Work to complete -
Would you print the records below from the first line through the line containing "const comma = (v: number", skipping the pictures?

Given records -
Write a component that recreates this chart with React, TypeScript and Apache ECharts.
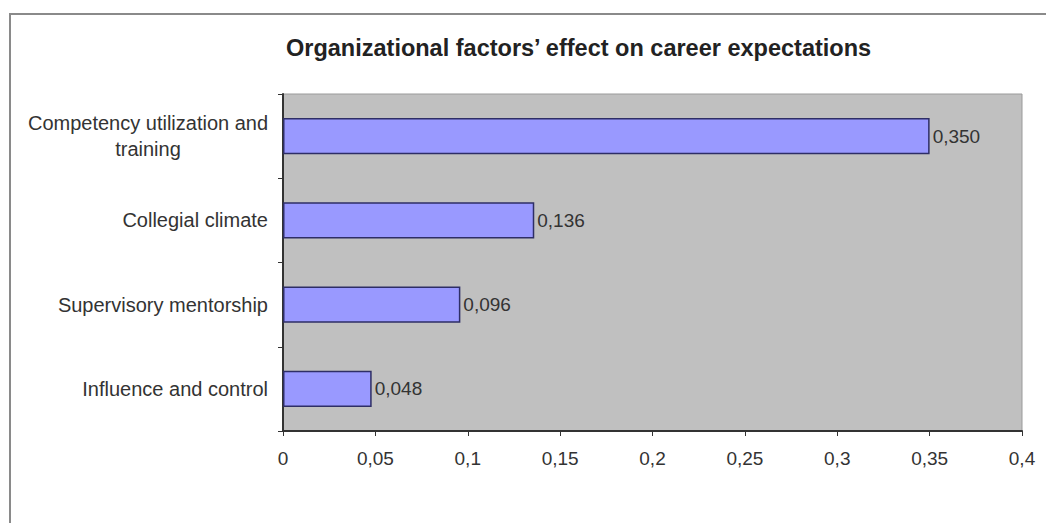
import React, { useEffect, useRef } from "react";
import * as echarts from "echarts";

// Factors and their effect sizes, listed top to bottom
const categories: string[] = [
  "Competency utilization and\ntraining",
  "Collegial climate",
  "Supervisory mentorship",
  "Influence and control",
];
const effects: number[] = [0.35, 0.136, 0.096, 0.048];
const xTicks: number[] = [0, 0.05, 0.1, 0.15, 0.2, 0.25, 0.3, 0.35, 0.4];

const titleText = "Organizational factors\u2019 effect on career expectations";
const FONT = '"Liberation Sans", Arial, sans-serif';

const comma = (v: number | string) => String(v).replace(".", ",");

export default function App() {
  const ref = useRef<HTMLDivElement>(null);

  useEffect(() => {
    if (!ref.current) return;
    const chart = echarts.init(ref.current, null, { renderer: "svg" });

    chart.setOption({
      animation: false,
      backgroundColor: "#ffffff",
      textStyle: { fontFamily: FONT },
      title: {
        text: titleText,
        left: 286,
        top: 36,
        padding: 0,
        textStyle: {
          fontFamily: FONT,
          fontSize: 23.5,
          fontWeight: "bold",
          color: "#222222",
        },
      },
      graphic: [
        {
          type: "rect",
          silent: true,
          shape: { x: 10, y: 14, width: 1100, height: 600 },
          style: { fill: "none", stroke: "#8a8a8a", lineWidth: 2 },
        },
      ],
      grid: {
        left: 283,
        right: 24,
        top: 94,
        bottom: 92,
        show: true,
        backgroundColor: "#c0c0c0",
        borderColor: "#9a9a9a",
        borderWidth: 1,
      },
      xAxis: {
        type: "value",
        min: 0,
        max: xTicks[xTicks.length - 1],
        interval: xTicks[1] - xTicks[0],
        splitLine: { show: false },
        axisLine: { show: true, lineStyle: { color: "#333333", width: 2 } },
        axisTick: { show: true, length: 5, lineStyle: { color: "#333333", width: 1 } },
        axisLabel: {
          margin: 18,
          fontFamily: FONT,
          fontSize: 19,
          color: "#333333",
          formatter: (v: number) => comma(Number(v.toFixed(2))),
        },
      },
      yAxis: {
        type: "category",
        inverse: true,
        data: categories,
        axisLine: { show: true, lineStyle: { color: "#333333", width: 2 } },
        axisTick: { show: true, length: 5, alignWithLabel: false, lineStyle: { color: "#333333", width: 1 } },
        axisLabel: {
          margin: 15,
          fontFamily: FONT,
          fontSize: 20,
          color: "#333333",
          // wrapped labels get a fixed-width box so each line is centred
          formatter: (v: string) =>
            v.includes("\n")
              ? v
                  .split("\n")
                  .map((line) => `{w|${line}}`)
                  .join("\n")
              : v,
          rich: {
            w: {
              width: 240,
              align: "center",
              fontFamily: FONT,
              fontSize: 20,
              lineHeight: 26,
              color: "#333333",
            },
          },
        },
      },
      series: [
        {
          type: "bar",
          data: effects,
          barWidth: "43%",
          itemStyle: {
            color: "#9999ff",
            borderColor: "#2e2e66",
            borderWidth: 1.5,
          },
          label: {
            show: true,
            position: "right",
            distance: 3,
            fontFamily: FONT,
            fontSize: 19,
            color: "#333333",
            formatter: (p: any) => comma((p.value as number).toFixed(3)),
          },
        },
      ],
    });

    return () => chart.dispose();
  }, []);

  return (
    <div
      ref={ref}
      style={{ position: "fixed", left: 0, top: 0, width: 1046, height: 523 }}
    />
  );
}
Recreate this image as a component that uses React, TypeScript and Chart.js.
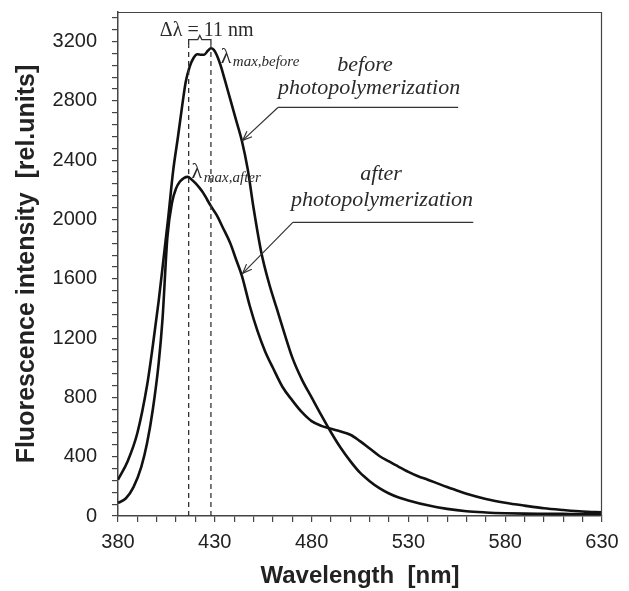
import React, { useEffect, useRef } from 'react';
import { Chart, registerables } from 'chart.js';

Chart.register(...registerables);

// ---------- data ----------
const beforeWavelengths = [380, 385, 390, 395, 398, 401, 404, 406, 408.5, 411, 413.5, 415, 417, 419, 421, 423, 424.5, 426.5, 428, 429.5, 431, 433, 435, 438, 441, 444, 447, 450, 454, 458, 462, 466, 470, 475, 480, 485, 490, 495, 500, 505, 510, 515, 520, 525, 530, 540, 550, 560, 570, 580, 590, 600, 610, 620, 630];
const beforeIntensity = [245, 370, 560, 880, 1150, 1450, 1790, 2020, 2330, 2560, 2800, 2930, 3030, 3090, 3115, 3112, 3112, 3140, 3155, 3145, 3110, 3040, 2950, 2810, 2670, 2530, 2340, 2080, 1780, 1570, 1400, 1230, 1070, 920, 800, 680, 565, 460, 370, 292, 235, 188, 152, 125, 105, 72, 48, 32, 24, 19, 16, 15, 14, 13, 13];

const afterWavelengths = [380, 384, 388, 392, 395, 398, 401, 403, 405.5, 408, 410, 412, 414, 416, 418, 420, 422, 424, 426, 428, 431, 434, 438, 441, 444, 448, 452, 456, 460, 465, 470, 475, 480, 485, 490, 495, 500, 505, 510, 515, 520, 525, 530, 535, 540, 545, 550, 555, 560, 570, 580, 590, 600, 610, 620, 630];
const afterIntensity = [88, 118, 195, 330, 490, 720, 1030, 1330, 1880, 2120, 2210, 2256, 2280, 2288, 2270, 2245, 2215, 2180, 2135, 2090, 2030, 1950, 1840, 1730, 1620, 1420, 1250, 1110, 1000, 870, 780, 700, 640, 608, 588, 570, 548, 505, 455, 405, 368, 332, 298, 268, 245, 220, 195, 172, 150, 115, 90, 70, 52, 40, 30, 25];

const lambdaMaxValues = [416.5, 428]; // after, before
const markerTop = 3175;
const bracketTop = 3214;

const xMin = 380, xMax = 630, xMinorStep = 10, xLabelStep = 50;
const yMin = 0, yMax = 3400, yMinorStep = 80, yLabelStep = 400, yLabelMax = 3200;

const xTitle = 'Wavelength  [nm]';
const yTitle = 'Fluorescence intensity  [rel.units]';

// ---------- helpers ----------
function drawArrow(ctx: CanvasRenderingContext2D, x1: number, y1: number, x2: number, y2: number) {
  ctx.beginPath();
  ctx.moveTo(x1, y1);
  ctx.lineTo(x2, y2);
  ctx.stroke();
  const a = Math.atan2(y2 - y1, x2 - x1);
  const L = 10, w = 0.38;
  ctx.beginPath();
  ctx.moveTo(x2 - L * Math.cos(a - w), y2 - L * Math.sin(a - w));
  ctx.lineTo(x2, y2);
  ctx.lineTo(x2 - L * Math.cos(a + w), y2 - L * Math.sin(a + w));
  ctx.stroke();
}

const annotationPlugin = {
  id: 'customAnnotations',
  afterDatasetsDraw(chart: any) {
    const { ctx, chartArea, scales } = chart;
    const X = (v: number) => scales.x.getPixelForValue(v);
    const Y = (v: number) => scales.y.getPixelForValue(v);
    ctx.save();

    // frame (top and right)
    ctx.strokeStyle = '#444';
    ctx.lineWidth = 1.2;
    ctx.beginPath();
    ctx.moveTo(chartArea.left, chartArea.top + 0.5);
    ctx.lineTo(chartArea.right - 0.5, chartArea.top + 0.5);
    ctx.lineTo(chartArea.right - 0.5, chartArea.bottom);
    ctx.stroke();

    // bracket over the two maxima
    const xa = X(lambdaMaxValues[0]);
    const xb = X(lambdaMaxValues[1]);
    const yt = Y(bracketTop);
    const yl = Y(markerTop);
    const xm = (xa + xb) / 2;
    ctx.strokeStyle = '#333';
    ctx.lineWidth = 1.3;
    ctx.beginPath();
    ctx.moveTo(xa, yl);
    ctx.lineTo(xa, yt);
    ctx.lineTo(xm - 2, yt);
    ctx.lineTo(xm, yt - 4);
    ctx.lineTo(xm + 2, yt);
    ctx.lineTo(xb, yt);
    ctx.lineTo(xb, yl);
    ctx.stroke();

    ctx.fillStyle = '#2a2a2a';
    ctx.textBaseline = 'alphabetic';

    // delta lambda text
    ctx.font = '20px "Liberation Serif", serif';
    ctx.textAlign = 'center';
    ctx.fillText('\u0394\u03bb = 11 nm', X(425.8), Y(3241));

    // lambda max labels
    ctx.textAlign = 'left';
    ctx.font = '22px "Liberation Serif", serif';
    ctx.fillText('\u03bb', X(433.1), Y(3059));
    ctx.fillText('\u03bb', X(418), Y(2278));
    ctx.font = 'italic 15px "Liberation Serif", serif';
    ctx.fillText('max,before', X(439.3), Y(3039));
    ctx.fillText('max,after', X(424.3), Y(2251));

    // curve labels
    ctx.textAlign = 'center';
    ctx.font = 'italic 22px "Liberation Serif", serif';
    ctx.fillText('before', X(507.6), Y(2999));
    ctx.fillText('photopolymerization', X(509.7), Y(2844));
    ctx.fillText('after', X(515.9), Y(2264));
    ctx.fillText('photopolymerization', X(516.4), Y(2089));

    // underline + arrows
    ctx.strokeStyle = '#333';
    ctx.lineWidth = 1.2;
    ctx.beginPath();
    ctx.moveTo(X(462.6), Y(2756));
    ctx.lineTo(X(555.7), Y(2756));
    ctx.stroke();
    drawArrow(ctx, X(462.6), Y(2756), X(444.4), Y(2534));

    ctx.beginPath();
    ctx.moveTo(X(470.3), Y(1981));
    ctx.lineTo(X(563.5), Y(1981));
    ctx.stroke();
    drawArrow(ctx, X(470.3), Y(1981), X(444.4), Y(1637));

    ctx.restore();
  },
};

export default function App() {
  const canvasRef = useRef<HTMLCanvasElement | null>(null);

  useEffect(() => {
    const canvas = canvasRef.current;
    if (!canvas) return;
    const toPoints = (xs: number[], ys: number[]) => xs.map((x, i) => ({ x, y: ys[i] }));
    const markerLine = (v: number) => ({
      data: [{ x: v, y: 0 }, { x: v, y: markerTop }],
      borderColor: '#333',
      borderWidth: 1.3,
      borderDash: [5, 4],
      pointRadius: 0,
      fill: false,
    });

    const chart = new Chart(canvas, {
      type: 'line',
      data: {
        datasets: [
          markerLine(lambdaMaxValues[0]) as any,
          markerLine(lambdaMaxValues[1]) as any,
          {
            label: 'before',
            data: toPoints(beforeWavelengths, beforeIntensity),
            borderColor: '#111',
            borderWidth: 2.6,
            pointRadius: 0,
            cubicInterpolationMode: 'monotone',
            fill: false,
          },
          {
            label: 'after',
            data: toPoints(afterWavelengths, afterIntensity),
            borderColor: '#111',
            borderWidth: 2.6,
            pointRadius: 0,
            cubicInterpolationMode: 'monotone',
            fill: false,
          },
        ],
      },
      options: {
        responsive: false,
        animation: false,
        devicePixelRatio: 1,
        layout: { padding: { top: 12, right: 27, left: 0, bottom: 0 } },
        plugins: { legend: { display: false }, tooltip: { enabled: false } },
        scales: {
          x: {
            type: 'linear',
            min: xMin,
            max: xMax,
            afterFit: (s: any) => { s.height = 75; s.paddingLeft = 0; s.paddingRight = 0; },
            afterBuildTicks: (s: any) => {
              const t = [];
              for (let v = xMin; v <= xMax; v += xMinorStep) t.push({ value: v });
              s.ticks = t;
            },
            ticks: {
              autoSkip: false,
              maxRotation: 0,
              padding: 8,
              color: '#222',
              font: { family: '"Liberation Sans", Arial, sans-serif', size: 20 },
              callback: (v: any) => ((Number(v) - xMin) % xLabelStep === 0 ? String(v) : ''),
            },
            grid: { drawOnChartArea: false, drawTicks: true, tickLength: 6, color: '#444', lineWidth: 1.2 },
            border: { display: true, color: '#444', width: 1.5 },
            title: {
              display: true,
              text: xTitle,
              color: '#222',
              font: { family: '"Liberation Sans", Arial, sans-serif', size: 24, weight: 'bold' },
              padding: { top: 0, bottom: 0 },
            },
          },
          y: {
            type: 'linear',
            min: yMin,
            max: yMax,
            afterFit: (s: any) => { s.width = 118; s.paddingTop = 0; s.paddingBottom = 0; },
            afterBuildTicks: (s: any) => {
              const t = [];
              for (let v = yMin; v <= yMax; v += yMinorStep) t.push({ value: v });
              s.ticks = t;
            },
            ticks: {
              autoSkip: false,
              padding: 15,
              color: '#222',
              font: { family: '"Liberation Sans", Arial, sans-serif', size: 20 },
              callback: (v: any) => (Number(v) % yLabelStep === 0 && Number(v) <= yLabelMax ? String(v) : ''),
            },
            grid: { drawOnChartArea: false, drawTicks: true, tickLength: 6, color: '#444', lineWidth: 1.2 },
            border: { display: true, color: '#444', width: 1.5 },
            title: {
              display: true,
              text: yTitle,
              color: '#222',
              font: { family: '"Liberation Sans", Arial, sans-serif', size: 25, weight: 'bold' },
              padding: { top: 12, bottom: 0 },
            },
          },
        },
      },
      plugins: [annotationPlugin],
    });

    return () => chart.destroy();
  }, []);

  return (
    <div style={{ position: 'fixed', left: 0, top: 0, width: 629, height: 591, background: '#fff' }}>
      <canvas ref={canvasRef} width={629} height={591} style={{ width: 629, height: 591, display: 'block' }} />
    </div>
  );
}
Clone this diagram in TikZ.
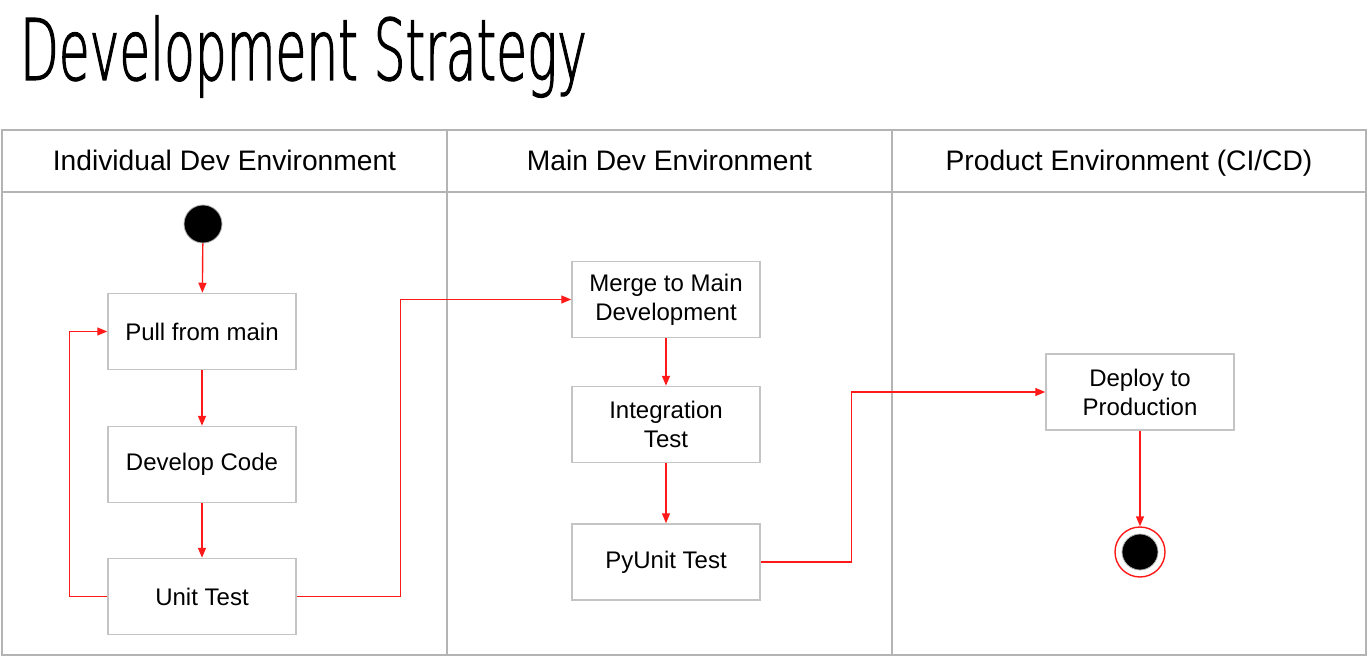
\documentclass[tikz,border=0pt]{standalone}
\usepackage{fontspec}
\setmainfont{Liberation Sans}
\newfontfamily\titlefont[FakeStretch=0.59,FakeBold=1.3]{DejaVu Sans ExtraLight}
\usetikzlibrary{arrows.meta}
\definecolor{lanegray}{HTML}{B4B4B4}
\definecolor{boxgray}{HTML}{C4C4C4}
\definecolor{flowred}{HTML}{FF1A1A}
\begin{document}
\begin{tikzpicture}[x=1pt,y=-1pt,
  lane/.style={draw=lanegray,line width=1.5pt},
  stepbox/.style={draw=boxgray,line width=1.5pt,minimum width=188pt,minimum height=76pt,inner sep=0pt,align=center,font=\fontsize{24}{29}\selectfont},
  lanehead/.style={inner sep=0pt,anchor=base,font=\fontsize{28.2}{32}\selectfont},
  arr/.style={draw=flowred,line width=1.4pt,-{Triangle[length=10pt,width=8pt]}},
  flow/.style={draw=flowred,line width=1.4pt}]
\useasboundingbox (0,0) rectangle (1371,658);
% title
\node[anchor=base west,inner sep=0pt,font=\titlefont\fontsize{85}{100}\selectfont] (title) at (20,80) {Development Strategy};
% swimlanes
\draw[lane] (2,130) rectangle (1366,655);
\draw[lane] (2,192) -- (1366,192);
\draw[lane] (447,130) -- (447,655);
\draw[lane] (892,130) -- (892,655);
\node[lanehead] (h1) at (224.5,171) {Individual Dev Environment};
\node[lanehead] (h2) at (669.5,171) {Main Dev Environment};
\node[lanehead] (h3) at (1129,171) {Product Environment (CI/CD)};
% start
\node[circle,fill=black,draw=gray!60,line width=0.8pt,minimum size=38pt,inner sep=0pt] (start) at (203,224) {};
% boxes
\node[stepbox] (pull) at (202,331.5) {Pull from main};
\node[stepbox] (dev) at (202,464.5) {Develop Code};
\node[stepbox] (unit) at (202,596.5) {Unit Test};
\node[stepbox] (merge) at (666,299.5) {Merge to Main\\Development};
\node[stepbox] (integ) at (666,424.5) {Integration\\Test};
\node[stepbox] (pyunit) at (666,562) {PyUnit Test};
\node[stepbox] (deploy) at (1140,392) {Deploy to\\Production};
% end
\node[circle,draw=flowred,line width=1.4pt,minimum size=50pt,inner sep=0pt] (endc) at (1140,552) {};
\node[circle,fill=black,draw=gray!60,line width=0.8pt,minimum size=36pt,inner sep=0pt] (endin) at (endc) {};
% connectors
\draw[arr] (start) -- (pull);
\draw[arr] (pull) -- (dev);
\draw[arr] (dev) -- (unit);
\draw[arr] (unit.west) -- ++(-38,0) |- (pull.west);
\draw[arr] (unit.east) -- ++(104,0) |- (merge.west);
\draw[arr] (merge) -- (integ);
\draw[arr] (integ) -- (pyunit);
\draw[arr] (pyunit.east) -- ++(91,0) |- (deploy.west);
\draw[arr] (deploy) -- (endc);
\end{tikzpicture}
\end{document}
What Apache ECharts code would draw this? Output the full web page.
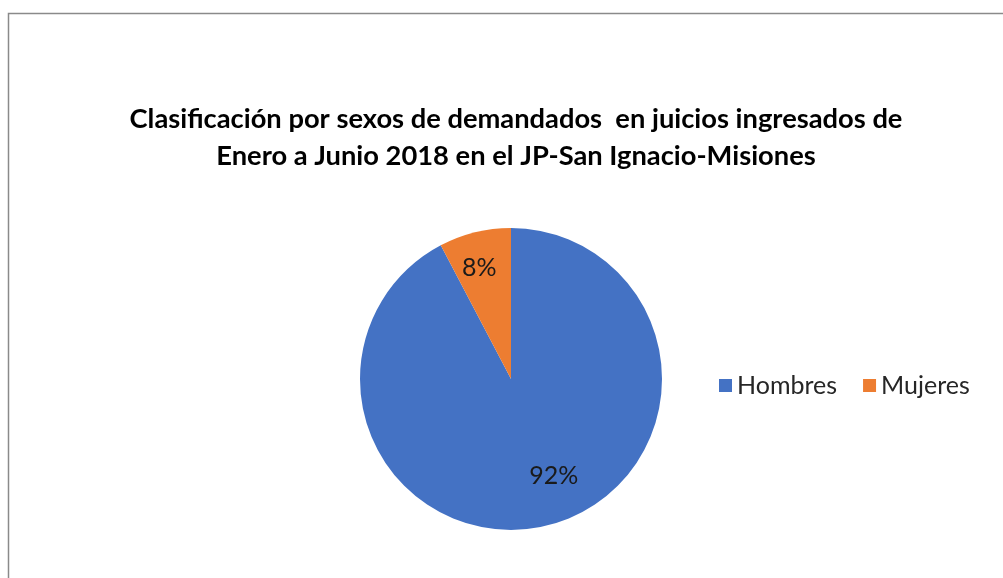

Final result -
Write a component that recreates this chart with React, TypeScript and Apache ECharts.
import React, { useEffect, useRef } from "react";
import * as echarts from "echarts";

// Factors and their effect sizes, listed top to bottom
const categories: string[] = [
  "Competency utilization and\ntraining",
  "Collegial climate",
  "Supervisory mentorship",
  "Influence and control",
];
const effects: number[] = [0.35, 0.136, 0.096, 0.048];
const xTicks: number[] = [0, 0.05, 0.1, 0.15, 0.2, 0.25, 0.3, 0.35, 0.4];

const titleText = "Organizational factors\u2019 effect on career expectations";
const FONT = '"Liberation Sans", Arial, sans-serif';

const comma = (v: number | string) => String(v).replace(".", ",");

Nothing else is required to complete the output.